The need to assign meaning to experiences, to constantly be inventing, to
categorize in order to construct meaning -- or at least an approximation of
meaning -- is reminiscent of the long tradition of attempting to include in one's
own voice an essence of the Latin American. But Valdez's search, at this point,
doesn't have that pioneering drive of, for example, the Puerto Rican artist
Oller who, at the turn of the century, focused on the asecular, immutable
definitions of nature on the island. Valdez is more humble: he gets hold of
fragments of reality, attempting to establish, fleetingly, some tenuous
connections between unconnected things, connections that could hint at an
identity.
On the list of things to be assigned meaning is, first and foremost, nature.
The greatest story, since the time of the earliest chroniclers, has been that of
nature untouched, territory undiscovered, adventures not yet taken. But Valdez
seems to ask, "And if this sense of adventure were our measure?" Everything in
his paintings -- the sea that redefines all, the land, like the thin line of the
horizon that disappears into the ocean, the flowers and blades of grass, the
fauna, real or mythical -- becomes more intimate in the nostalgic distance of the
exiled. Here there is no impassioned eagerness to span an epic totality, rather
a desire only to appropriate, for memory's sake, the attainable.
Valdez's formal expression doesn't answer to a defined style (if such a thing
still exists), but to his capacity to create his own vocabulary within the
immense gamut of references, and the freedom to use them, that characterizes our
times. Nevertheless, his art answers, albeit in a diffuse and unconventional
manner, to another great style of discourse, the baroque, the most genuine
language of "latinamericanism," according to its most brilliant exponents,
Carpentier and Lezama Lima. And if, in effect, our way of seeing and expressing
ourselves is profoundly baroque -- that is to say, synthesized, spiritual, free
of imposition, mestizo -- Valdez's work is an example of it.
Tied to the discourse on the baroque nature of Latin American culture is the
mythical-religious.
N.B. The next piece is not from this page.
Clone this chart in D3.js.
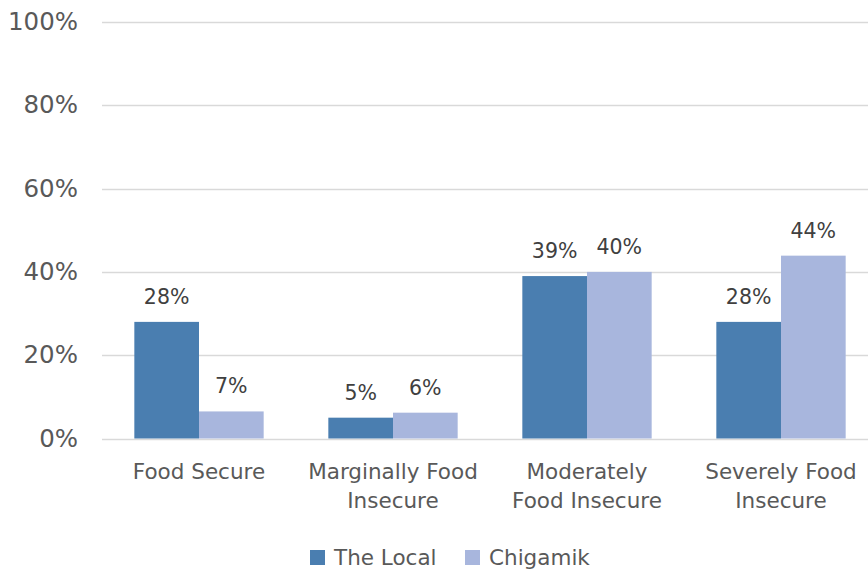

And it is the mythical-religious which runs like a vein
through all of Valdez's work, fusing man and nature, creating one of land and
beliefs, incorporating ancestral symbols with contemporary language, and
transforming all into the magic of the Caribbean.
Among other things, creating a body of work with the vivid richness and
conceptual complexity of Julio Valdez is like coming up with a new theory of
what is Latin American, one that kneads the popular with the cultured, the
traditional with the contemporary. This "story" is not too far removed from the
cosmic race dreamed up by Vasconcelos. However, it possesses a different tone
from that of the pioneering agenda of modernism. Valdez's tone is more subtle,
perhaps a bit skeptical, but profoundly sincere.